Unlocking the past: Release of hazardous contaminants into water from thawing permafrost

Gulfam-E-Jannart, S., L. El Bitar, B.S. Baghirzade, U. Arora, N. Sinha, S. Dev, M. Kanevskiy, S. Aggarwal, M.J. Kirisits, and N.B. Saleh, 2025: Unlocking the past: Release of hazardous contaminants into water from thawing permafrost, Journal of Hazardous Materials, 495, https://doi.org/10.1016/j.jhazmat.2025.139068

Abstract

Permafrost covers nearly 15 % of the northern hemisphere’s land and is a repository of inorganic and organic chemicals and entombed microbes. The warming of the climate will likely lead to the thawing of more than two-thirds of this frozen environmental system by the end of the century and alter the permafrost terrain profoundly. Thermokarst lakes and wetlands generated will be such landforms placed at the first line of exposure of the released hazardous constituents. This perspective presents the state of knowledge on permafrost’s biogeochemistry across the globe to anticipate potential release of hazardous biogeochemical materials and evaluates the overlap of temperature anomaly with the existing permafrost and thermokarst regions.

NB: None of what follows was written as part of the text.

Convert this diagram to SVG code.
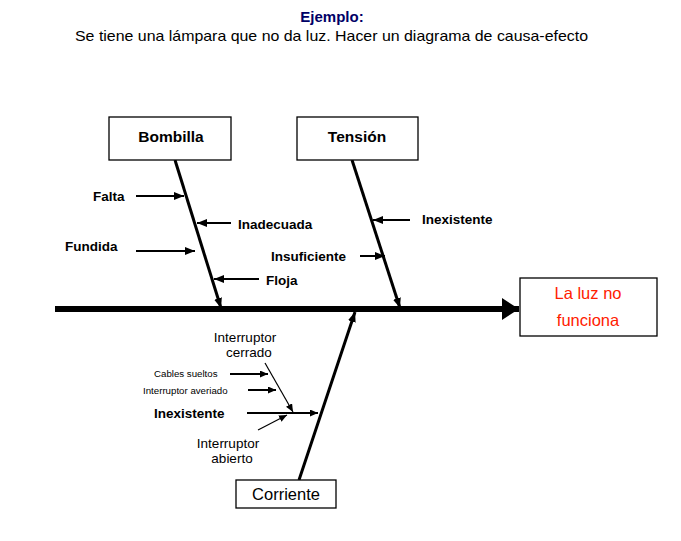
<svg xmlns="http://www.w3.org/2000/svg" width="681" height="541" viewBox="0 0 681 541">
<style>
text{font-family:"Liberation Sans",Arial,sans-serif;fill:#000}
.box{fill:#fff;stroke:#000;stroke-width:1.3}
.hd{font-size:15.5px;font-weight:bold;text-anchor:middle}
.lb{font-size:13.5px;font-weight:bold}
.sm{font-size:9.7px}
.nm{font-size:13.5px;text-anchor:middle}
.bone{stroke:#000;stroke-width:3;fill:none}
.sub{stroke:#000;stroke-width:2;fill:none}
.thin{stroke:#000;stroke-width:1.2;fill:none}
.eff{font-size:16.5px;fill:#ff2000;text-anchor:middle}
</style>
<defs>
<marker id="ah" markerUnits="userSpaceOnUse" markerWidth="12" markerHeight="10" refX="10" refY="4" orient="auto"><path d="M0,0 L10,4 L0,8 Z" fill="#000"/></marker>
<marker id="ahs" markerUnits="userSpaceOnUse" markerWidth="10" markerHeight="8" refX="8" refY="3.5" orient="auto"><path d="M0,0 L8,3.5 L0,7 Z" fill="#000"/></marker>
<marker id="big" markerUnits="userSpaceOnUse" markerWidth="20" markerHeight="24" refX="17" refY="11" orient="auto"><path d="M0,0 L17,11 L0,22 Z" fill="#000"/></marker>
</defs>
<text x="332" y="22" text-anchor="middle" style="font-size:15px;font-weight:bold;fill:#000066">Ejemplo:</text>
<text x="75" y="41" style="font-size:14.5px" textLength="513" lengthAdjust="spacingAndGlyphs">Se tiene una lámpara que no da luz. Hacer un diagrama de causa-efecto</text>
<g id="connectors">
<line x1="55" y1="309" x2="519" y2="309" stroke="#000" stroke-width="6" marker-end="url(#big)"/>
<line class="bone" x1="175" y1="160" x2="221" y2="308" marker-end="url(#ah)"/>
<line class="bone" x1="352" y1="160" x2="400" y2="308" marker-end="url(#ah)"/>
<line class="bone" x1="299" y1="480" x2="355" y2="312" marker-end="url(#ah)"/>
<line class="sub" x1="136" y1="196" x2="184" y2="196" marker-end="url(#ah)"/>
<line class="sub" x1="231" y1="223" x2="197" y2="223" marker-end="url(#ah)"/>
<line class="sub" x1="136" y1="251" x2="195" y2="251" stroke-width="2.6" marker-end="url(#ah)"/>
<line class="sub" x1="259" y1="279" x2="214" y2="279" marker-end="url(#ah)"/>
<line class="sub" x1="410" y1="220" x2="373" y2="220" marker-end="url(#ah)"/>
<line class="sub" x1="360" y1="256" x2="385" y2="256" marker-end="url(#ah)"/>
<line class="sub" x1="230" y1="374" x2="268" y2="374" stroke-width="1.6" marker-end="url(#ahs)"/>
<line class="sub" x1="248" y1="390" x2="276" y2="390" stroke-width="1.6" marker-end="url(#ahs)"/>
<line class="sub" x1="247" y1="413" x2="318" y2="413" marker-end="url(#ahs)"/>
<line class="thin" x1="265" y1="363" x2="293" y2="412" marker-end="url(#ahs)"/>
<line class="thin" x1="258" y1="430" x2="287" y2="415" marker-end="url(#ahs)"/>
</g>
<g id="bombilla"><rect class="box" x="109" y="117" width="122" height="43"/><text class="hd" x="171" y="142">Bombilla</text></g>
<g id="tension"><rect class="box" x="297" y="117" width="121" height="43"/><text class="hd" x="357" y="142">Tensión</text></g>
<g id="efecto"><rect class="box" x="520" y="278" width="137" height="58" stroke-width="2"/>
<text class="eff" x="588" y="299">La luz no</text>
<text class="eff" x="588" y="326">funciona</text></g>
<g id="corriente"><rect class="box" x="236" y="480" width="100" height="28"/><text x="286" y="500" text-anchor="middle" style="font-size:16.5px">Corriente</text></g>
<g id="labels">
<text class="lb" x="93" y="201">Falta</text>
<text class="lb" x="238" y="229">Inadecuada</text>
<text class="lb" x="65" y="251">Fundida</text>
<text class="lb" x="266" y="285">Floja</text>
<text class="lb" x="422" y="224">Inexistente</text>
<text class="lb" x="271" y="261">Insuficiente</text>
<text class="nm" x="245" y="342">Interruptor</text>
<text class="nm" x="249" y="357">cerrado</text>
<text class="sm" x="154" y="377">Cables sueltos</text>
<text class="sm" x="143" y="394">Interruptor averiado</text>
<text class="lb" x="154" y="418">Inexistente</text>
<text class="nm" x="228" y="448">Interruptor</text>
<text class="nm" x="232" y="463">abierto</text>
</g>
</svg>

The analyses presented in this perspective highlight that toxic metal(loids) [e.g., As, Cr, Ni, Co, Hg, etc.], microbes [e.g., methanogens, iron and sulfate reducers, ammonia oxidizers, H1N1, Alaskapox viruses, and psychrophilic fungi, etc.], and synthetic organics [e.g., PAHs, PFAS, etc.] have been found to have released from permafrost and such release will be exacerbated with the warming climate. This perspective further notes that release and fate of hazardous chemical and biological contaminants will be driven by the complex interplay between biogeochemistry, hydrogeology, and exacerbated thawing.